The following details were based on family folklore.
In September 1898 a lot of construction work was going on at the hospital. Rupert and his friends were playing a game and jumping over an open sewer in the course of construction. He missed jumping over the gap and fell in the sewer.
A search on Trove now gives details from several newspapers including The Australian Star and The Goulburn Evening Penny Post. This confirms that Rupert was playing with other boys near the shaft before he fell. These papers have added to the known facts. Construction of the sewer was being carried out by Carter, Gummow & Co. James Hain went to the bottom of the 50ft shaft to recover Rupert's body and a boy by the name of Leonard Towns saw the accident.
The Australian Star, Monday 5th September 1898, p. 2 |
The Australian Star, Tuesday 6th September 1898, p. 3 |
The Goulburn Evening Penny Post, Tuesday 6th September 1898, p. 4 |
After reading these articles I want to know more about Leonard Towns, James Hain and Carter Gummow & Co.
Lawrence Leonard Towns was born in Balmain in 1889 (3834/1889). At the time of the accident he would have been 9 years old. It is highly likely that like Rupert he lived at Callan Park. When he enlisted in AIF in May 1916 his mother Sarah's address was Callan Park, Rozelle. Towns died in Randwick in 1926 (1729/1926).
James Hain, a sheet metal worker (from at least 1930) continued to live in the Rozelle district and died at Gladesville on 2nd August 1953.
Frank Gummow was an engineering graduate from the University of Melbourne. By 1998 he had fifteen years practical experience in the construction of water and sewerage works.
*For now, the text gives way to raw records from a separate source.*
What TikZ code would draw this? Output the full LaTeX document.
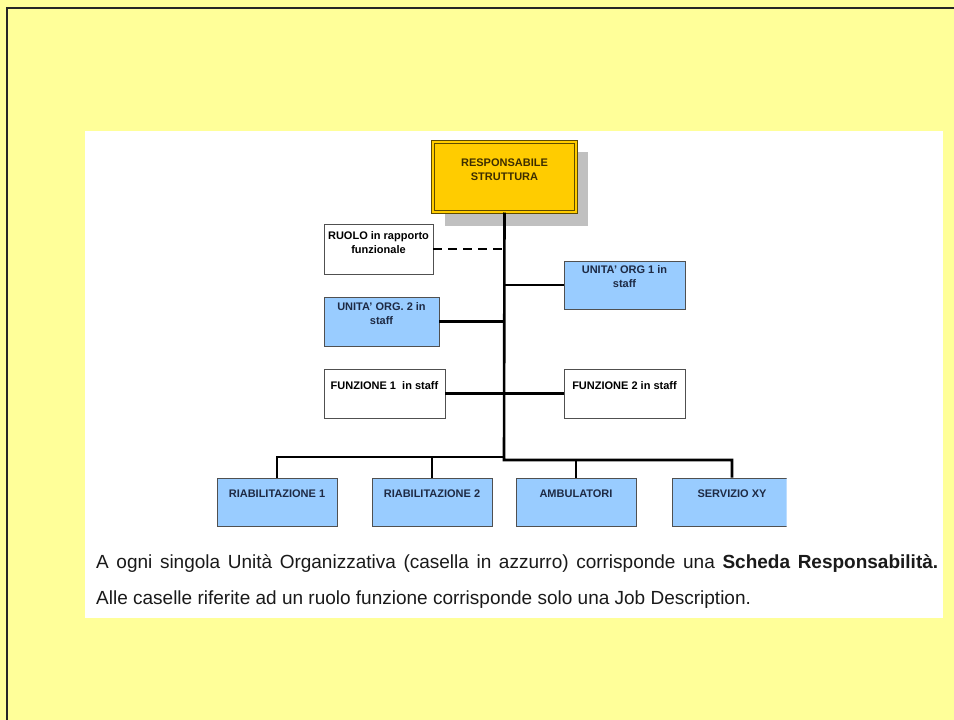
\documentclass[tikz,border=0pt]{standalone}
\usepackage{fontspec}
\setmainfont{Liberation Sans}
\usetikzlibrary{calc}
\definecolor{bgyellow}{HTML}{FFFF99}
\definecolor{ubblue}{HTML}{99CCFF}
\definecolor{gold}{HTML}{FFCC00}
\definecolor{goldline}{HTML}{5E4B00}
\definecolor{shadowgray}{HTML}{C0C0C0}
\definecolor{boxline}{HTML}{505050}
\definecolor{navytext}{HTML}{1E2A44}
\definecolor{titletext}{HTML}{3D2E00}
\definecolor{bodytext}{HTML}{1A1A1A}
\begin{document}
\begin{tikzpicture}[x=1pt,y=-1pt,
  box/.style={draw=boxline, line width=0.9pt, inner sep=0pt},
  bluebox/.style={box, fill=ubblue},
  whitebox/.style={box, fill=white},
  titlebox/.style={draw=goldline, line width=1pt, double=gold, double distance=2.4pt, fill=gold, inner sep=0pt},
  lbl/.style={font=\bfseries\fontsize{11}{14}\selectfont, align=center, inner sep=0pt},
  bluelbl/.style={lbl, text=navytext},
  whitelbl/.style={lbl, text=black},
  conn/.style={line width=2.6pt, black},
  bodyfont/.style={font=\fontsize{19}{22}\selectfont, text=bodytext, inner sep=0pt, anchor=base west}
]
\useasboundingbox (0,0) rectangle (954,720);
% background and frame
\fill[bgyellow] (0,0) rectangle (954,720);
\draw[line width=2.8pt, black!85] (7,721) -- (7,8) -- (955,8);
\fill[white] (85,131) rectangle (943,618);

% title box with shadow
\fill[shadowgray] (445,152) rectangle (588,226);
\node[titlebox, minimum width=143, minimum height=70] (resp) at (504.5,177) {};
\node[lbl, text=titletext] (resptxt) at (504.5,169.5) {RESPONSABILE\\STRUTTURA};

% staff boxes
\node[whitebox, minimum width=109, minimum height=50] (ruolo) at (378.5,249) {};
\node[whitelbl] (ruolotxt) at (378.5,242.5) {RUOLO in rapporto\\funzionale};

\node[bluebox, minimum width=121, minimum height=48] (uo1) at (624.5,285) {};
\node[bluelbl] (uo1txt) at (624.5,277) {UNITA' ORG 1 in\\staff};

\node[bluebox, minimum width=115, minimum height=49] (uo2) at (381.5,321.5) {};
\node[bluelbl] (uo2txt) at (381.5,314) {UNITA' ORG. 2 in\\staff};

\node[whitebox, minimum width=121, minimum height=49] (f1) at (384.5,393.5) {};
\node[whitelbl] (f1txt) at (384.5,386) {FUNZIONE 1\ \ in staff};

\node[whitebox, minimum width=121, minimum height=49] (f2) at (624.5,393.5) {};
\node[whitelbl] (f2txt) at (624.5,386) {FUNZIONE 2 in staff};

% bottom units
\node[bluebox, minimum width=120, minimum height=48] (r1) at (277,502) {};
\node[bluelbl] (r1txt) at (277,494) {RIABILITAZIONE 1};
\node[bluebox, minimum width=120, minimum height=48] (r2) at (432,502) {};
\node[bluelbl] (r2txt) at (432,494) {RIABILITAZIONE 2};
\node[bluebox, minimum width=120, minimum height=48] (amb) at (576,502) {};
\node[bluelbl] (ambtxt) at (576,494) {AMBULATORI};
\begin{scope}
  \clip (660,470) rectangle (786.5,540);
  \node[bluebox, minimum width=120, minimum height=48] (sxy) at (732,502) {};
\end{scope}
\node[bluelbl] (sxytxt) at (732,494) {SERVIZIO XY};

% connectors
\coordinate (busl) at (504,457);
\coordinate (busr) at (504,460);
\draw[conn] (resp.south) -- (busr) -| (sxy.north);
\draw[conn] (busl) -| (r1.north);
\draw[conn] (r2.north) -- (r2.north |- busl);
\draw[conn] (amb.north) -- (amb.north |- busr);
\draw[conn, dash pattern=on 9pt off 6pt] (ruolo.east) -- (ruolo.east -| resp.south);
\draw[conn] (uo1.west) -- (uo1.west -| resp.south);
\draw[conn] (uo2.east) -- (uo2.east -| resp.south);
\draw[conn] (f1.east) -- (f2.west);

% explanatory text
\node[bodyfont] (t1) at (96,568) {\makebox[842pt][s]{A ogni singola Unità Organizzativa (casella in azzurro) corrisponde una \textbf{Scheda Responsabilità.}}};
\node[bodyfont] (t2) at (96,604) {Alle caselle riferite ad un ruolo funzione corrisponde solo una Job Description.};
\end{tikzpicture}
\end{document}
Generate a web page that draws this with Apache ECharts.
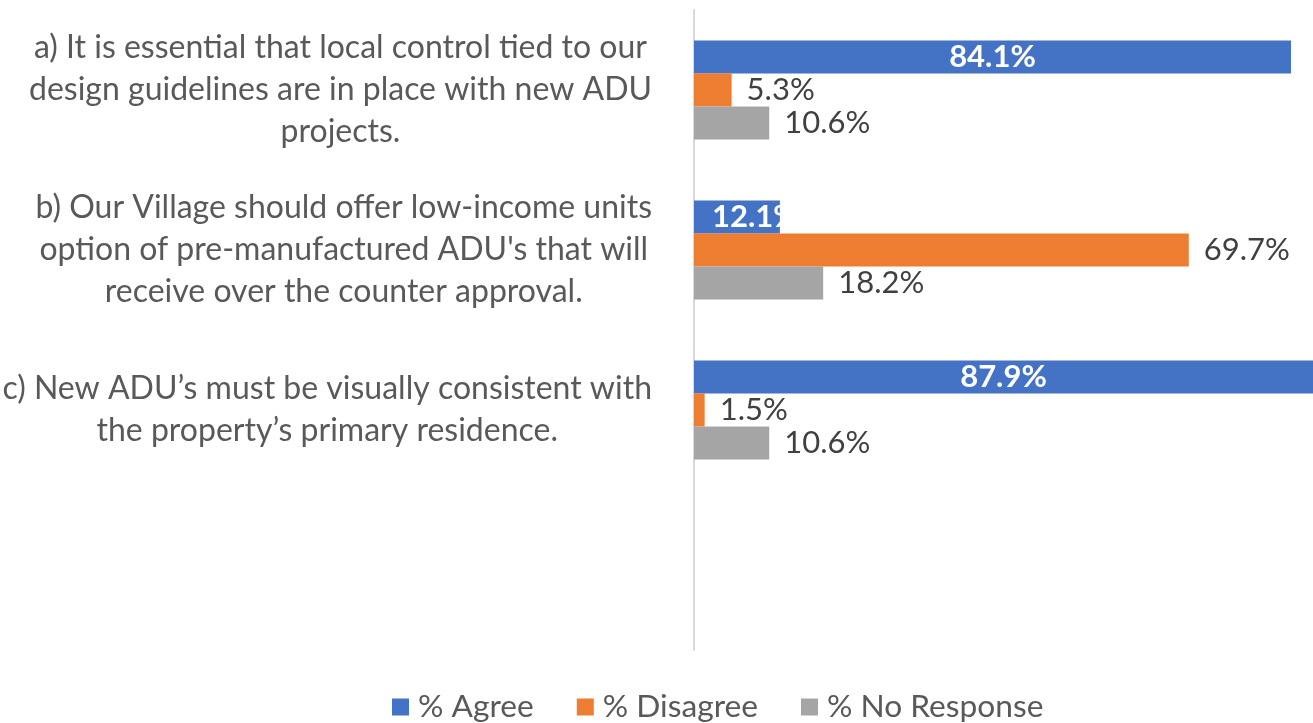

His company had successfully tendered for much of the work to build the sewerage network in Sydney.
A 1993 submission for an Historic Engineering Marker from the Engineering Heritage Committee Sydney Commission provides information about Carter Gummow & Co.
An article written by Bob Jackson titled Sewage and heritage mix at Johnston's Creek from Engineers Australia (February 23 1990) is included in the submission and discusses the aqueducts that were built over Johnston's and Whites Creek and were the subject of the heritage committee.
The aqueducts were built as part of the extensions to Sydney's first major sewerage scheme which originally served the city, eastern and southern suburbs......The extensions westward of the Bondi Sewer completed in 1898 serviced the suburbs of Glebe, Annandale, Lilyfield and Balmain.
It would seem that Rupert Dawson fell down one the shafts being built as part of the extension to Sydney's sewerage scheme.